Because Faster Whisper runs locally on your computer, it runs much more slowly than the server-based options and is greatly influenced by the hardware you have. I tested using two older Windows computer (4 to 6 years old) and two newer Macs (3 year old M1 and 1 year old M2). The older Windows computers consistently performed better than the newer Apple hardware, sometimes a lot better. Only one time score on the Mac beat any of the Windows scores. The M2 Mac performed notably better than the M1 Mac.
Supported Languages
The three tools provided by Transana offer very different language options. In a few instances, they offer regional variations within a language.
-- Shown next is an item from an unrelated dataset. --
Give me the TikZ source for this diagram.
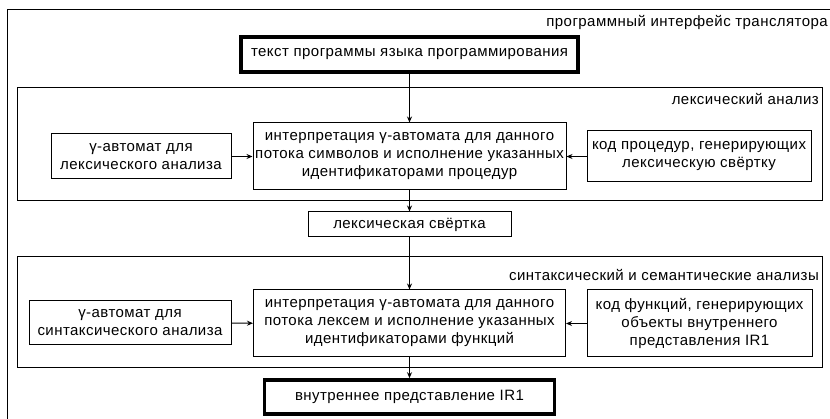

Language | Faster Whisper | Speechmatics |
---|---|---|
Afrikaans | Yes | No |
Albanian | Yes | No |
Amharic | Yes | No |
Arabic | Yes | Yes |
Armenian | Yes | No |
Assamese | Yes | No |
Aserbaijani | Yes | No |
Bashkir | Yes | Yes |
Basque | Yes | Yes |
Belarusian | Yes | Yes |
Bengali | Yes | No |
Bosnian | Yes | No |
Breton | Yes | No |
Bulgarian | Yes | Yes |
Burmese | Yes | No |
Catalan | Yes | Yes |
Chinese | Yes | Cantonese, Simplified Mandarin, Traditional Mandarin |
Croatian | Yes | Yes |
Czech | Yes | Yes |
Danish | Yes | Yes |
Dutch | Yes | Yes |
English | Yes | Australian, British, US |
Esperanto | No | Yes |
Estonian | Yes | Yes |
Faroese | Yes | No |
Finnish | Yes | Yes |
Flemish | No | No |
French | Yes | Yes |
Galician | Yes | Yes |
Georgian | Yes | No |
German | Yes | Yes |
Greek | Yes | Yes |
Gujarati | Yes | No |
Haitian | Yes | No |
Hausa | Yes | No |
Hawaiian | Yes | No |
Hebrew | Yes | No |
Hindi | Yes | Yes |
Hungarian | Yes | Yes |
Icelandic | Yes | No |
Indonesian | Yes | Yes |
Interlingua | No | Yes |
Italian | Yes | Yes |
Japanese | Yes | Yes |
Javanese | Yes | No |
Kannada | Yes | No |
Kazakh | Yes | No |
Central Khmer | Yes | No |
Korean | Yes | Yes |
Latin | Yes | No |
Latvian | Yes | Yes |
Lao | Yes | No |
Lingala | Yes | No |
Lithuanian | Yes | Yes |
Luxembourgish | Yes | No |
Macedonian | Yes | No |
Malagasy | Yes | No |
Malay | Yes | Yes |
Malayalam | Yes | No |
Maltese | Yes | No |
Maori | Yes | No |
Marathi | Yes | Yes |
Mongolian | Yes | Yes |
Nepali | Yes | No |
Norwegian | Bokmal, Nynorsk | Bokmal |
Occitan | Yes | No |
Pashto | Yes | No |
Persian | Yes | No |
Polish | Yes | Yes |
Portuguese | Yes | Yes |
Punjabi | Yes | No |
Romanian | Yes | Yes |
Russian | Yes | Yes |
Sanskrit | Yes | No |
Serbian | Yes | No |
Shona | Yes | No |
Sindhi | Yes | No |
Sinhala | Yes | No |
Slovak | Yes | Yes |
Slovenian | Yes | Yes |
Somali | Yes | No |
Spanish | Yes | Yes |
Sundanese | Yes | No |
Swahili | Yes | No |
Swedish | Yes | Yes |
Tagalog | Yes | No |
Tajik | Yes | No |
Tamil | Yes | Yes |
Tatar | Yes | No |
Telugu | Yes | No |
Thai | Yes | Yes |
Tibetan | Yes | No |
Turkish | Yes | Yes |
Turkmen | Yes | No |
Ukranian | Yes | Yes |
Urdu | Yes | No |
Uyghur | No | Yes |
Uzbek | Yes | No |
Vietnamese | Yes | Yes |
Welsh | Yes | Yes |
Yiddish | Yes | No |
Yoruba | Yes | No |
This list is subject to change, but is theoretically accurate as of Transana 5.23.
Translation Capacity
At this time (Transana 5.10), Faster Whisper offers the capacity to provide a translation to English from any of the non-English languages it supports. Please note that you will want to check the accuracy of all automated translations before using them in analysis.